One reason why Dabangg was made at a reasonable cost is that there’s nothing big in the movie except for Salman Khan. According to Sanjay Ghai of Mukta Films Ltd, "The director and heroine were both new. The film didn’t boast of extravagant sets or exclusive outdoors, so the production cost was automatically in control, at ` 32 crore minus Salman’s fee. In terms of volume, it returned about 300 per cent."
Question them about Ekta Kapoor’s relatively economical Love Sex Aur Dhoka directed by Dibakar Bannerjee, which cost about ` 4 crore and grossed over ` 10 crore, and Mumbai distributor Ramesh Sippy says, "Although LSD had a turnover much in excess of its cost, it’s not an all-India hit nor will it go down memory lane.
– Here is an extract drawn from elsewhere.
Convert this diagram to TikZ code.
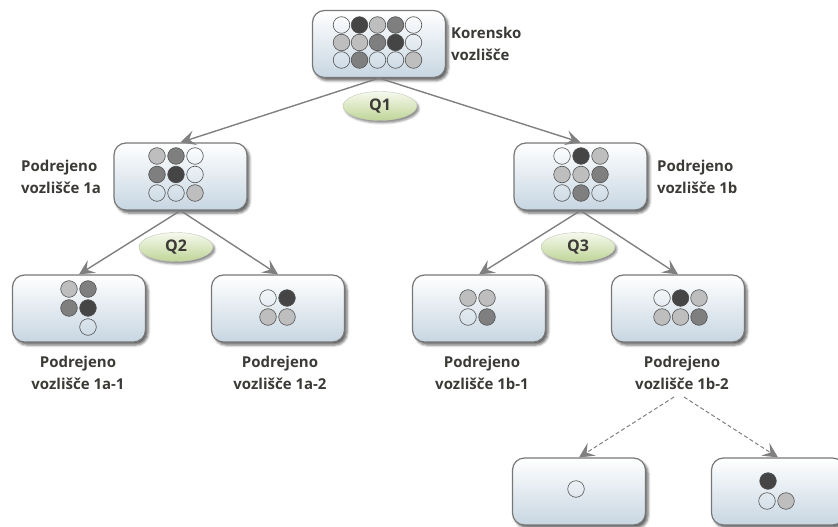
\documentclass[tikz,border=0pt]{standalone}
\usepackage{fontspec}
\setmainfont{Open Sans}
\usetikzlibrary{shapes.geometric,arrows.meta,shadows.blur,shadings}

\definecolor{boxline}{HTML}{777777}
\definecolor{boxlow}{HTML}{C7D6E2}
\definecolor{boxmid}{HTML}{EBF1F6}
\definecolor{edgegray}{HTML}{808080}
\definecolor{txt}{HTML}{3C3A36}
\definecolor{qtop}{HTML}{F6F9EE}
\definecolor{qlow}{HTML}{BFD598}
\definecolor{ballline}{HTML}{505050}
\definecolor{bD}{HTML}{454545}
\definecolor{bM}{HTML}{7F7F7F}
\definecolor{bL}{HTML}{BEBEBE}

\tikzset{
  treebox/.style={draw=boxline, line width=1.2pt, rounded corners=12pt,
    minimum width=133pt, minimum height=67pt, inner sep=0pt,
    top color=white, middle color=boxmid, bottom color=boxlow,
    blur shadow={shadow xshift=2.5pt, shadow yshift=-3pt, shadow opacity=60, shadow blur radius=2.5pt}},
  qtag/.style={ellipse, minimum width=74pt, minimum height=29pt, inner sep=0pt,
    top color=qtop, bottom color=qlow, draw=qlow!70!black!50, line width=0.4pt,
    blur shadow={shadow xshift=2pt, shadow yshift=-2.5pt, shadow opacity=45, shadow blur radius=2pt},
    font=\fontsize{16}{18}\selectfont\bfseries, text=txt},
  lbl/.style={font=\fontsize{15}{22}\selectfont\bfseries, text=txt, inner sep=0pt},
  link/.style={draw=edgegray, line width=1.4pt,
    -{Stealth[length=15pt, width=15pt, inset=6pt, fill=edgegray]}},
  dlink/.style={link, line width=1pt, dash pattern=on 4pt off 2.5pt},
  ball/.style={draw=ballline, line width=0.6pt},
}

\begin{document}
\begin{tikzpicture}[x=1pt, y=-1pt]
\useasboundingbox (0,0) rectangle (838,527);

% boxes of the tree
\node[treebox] (root) at (379,44) {};
\node[treebox] (n1a)  at (180.5,176.5) {};
\node[treebox] (n1b)  at (580.5,176.5) {};
\node[treebox] (n1a1) at (79,308.5) {};
\node[treebox] (n1a2) at (278,308.5) {};
\node[treebox] (n1b1) at (479,308.5) {};
\node[treebox] (n1b2) at (678,308.5) {};
\node[treebox] (n2a)  at (579,491.5) {};
\node[treebox] (n2b)  at (778,491.5) {};

% balls inside the boxes
\foreach \x/\y/\c in {
  341.5/25/none, 359.5/25/bD, 377.5/25/bL, 395.5/25/bM, 413.5/25/none,
  341.5/42.5/bL, 359.5/42.5/bL, 377.5/42.5/bM, 395.5/42.5/bD, 413.5/42.5/none,
  341.5/60/none, 359.5/60/bM, 377.5/60/none, 395.5/60/none, 413.5/60/bL,
  157/156/bL, 176/156/bM, 195/156/none,
  157/174.5/bM, 176/174.5/bD, 195/174.5/none,
  157/193/none, 176/193/none, 195/193/bL,
  562/156/none, 581/156/bD, 600/156/bL,
  562/174.5/bL, 581/174.5/bL, 600/174.5/bM,
  562/193/none, 581/193/bM, 600/193/none,
  69/289/bL, 88/289/bM, 69/308/bM, 88/308/bD, 88/327/none,
  268/298/none, 287/298/bD, 268/317/bL, 287/317/bL,
  468/298/bL, 487/298/bL, 468/317/none, 487/317/bM,
  662/298/none, 680.5/298/bD, 699/298/bL,
  662/317/bL, 680.5/317/bL, 699/317/bM,
  576/489/none,
  768/481/bD, 767/501/none, 786/501/bL}
  {\draw[ball, fill=\c] (\x,\y) circle[radius=8.3pt];}

% connectors
\draw[link] (root.south) -- (n1a.north);
\draw[link] (root.south) -- (n1b.north);
\draw[link] (n1a.south) -- (n1a1.north);
\draw[link] (n1a.south) -- (n1a2.north);
\draw[link] (n1b.south) -- (n1b1.north);
\draw[link] (n1b.south) -- (n1b2.north);

\coordinate (dl) at (674,397);
\coordinate (dr) at (684,397);
\draw[dlink] (dl) -- (n2a.north);
\draw[dlink] (dr) -- (n2b.north);

% question tags
\node[qtag] (q1) at (380,106) {Q1};
\node[qtag] (q2) at (176,247) {Q2};
\node[qtag] (q3) at (578,247) {Q3};

% labels
\node[lbl, anchor=west, align=left] (lroot) at (451,44) {Korensko\\vozlišče};
\node[lbl, anchor=west, align=left] (l1a) at (21,177) {Podrejeno\\vozlišče 1a};
\node[lbl, anchor=west, align=left] (l1b) at (657,177) {Podrejeno\\vozlišče 1b};
\node[lbl, align=center] (l1a1) at (78,373) {Podrejeno\\vozlišče 1a-1};
\node[lbl, align=center] (l1a2) at (280,373) {Podrejeno\\vozlišče 1a-2};
\node[lbl, align=center] (l1b1) at (482,373) {Podrejeno\\vozlišče 1b-1};
\node[lbl, align=center] (l1b2) at (682,373) {Podrejeno\\vozlišče 1b-2};
\end{tikzpicture}
\end{document}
It is a commendable effort that paid off very well, but the fact remains that Dabangg worked all across."
In the same vein, Suneil Wadhwa, a major distributor from CP (north India) territory, adds that universal appeal makes Dabangg the numero uno movie of 2010. "It worked equally well in single screens and multiplexes, in all centres from big metros to small towns, and struck a chord with the audience. Every distributor and exhibitor made money," he explains.
The trade market shares a similar stance on Golmaal 3 being the second biggest hit of the year. "Ajay Devgn and Kareena Kapoor were the biggest actors and it maintained a good risk-reward ratio. Being a Diwali release, it not only opened very well, but also went on to do good business in the third and fourth weeks, crossing over `100 crore," says Delhi-based distributor Sanjay Mehta. Interestingly, Golmaal 3 scored over Dabangg in the Mumbai territory.
While a section of the trade put Prakash Jha’s political drama Raajneeti at number three, trade analyst Amod Mehra feels I Hate Love Storys, too, makes the grade. "Costing about `25 crore, it returned about `45 crore, which is very good," he says, adding that Sajid Khan’s Housefull comes next, making the top five.
Apart from these, Once Upon A Time In Mumbaai and Peepli Live too make it to the hit category while Ishqiya and Tere Bin Laden are said to have done average business. Sanjay Ghai says Shankar’s Robot (Hindi) too did well earning `30 crore, while the figures of the Tamil original aren’t being disclosed by Sun, which produced and distributed the Rajnikanth-Aishwarya Rai Bachchan sci-fi extravaganza. Karan Johar’s My Name Is Khan with Shah Rukh Khan and Kajol did very well internationally, but according to Ashish Saxena, CEO, Big Cinemas, "It didn’t make money for Fox Star, which distributed the film worldwide."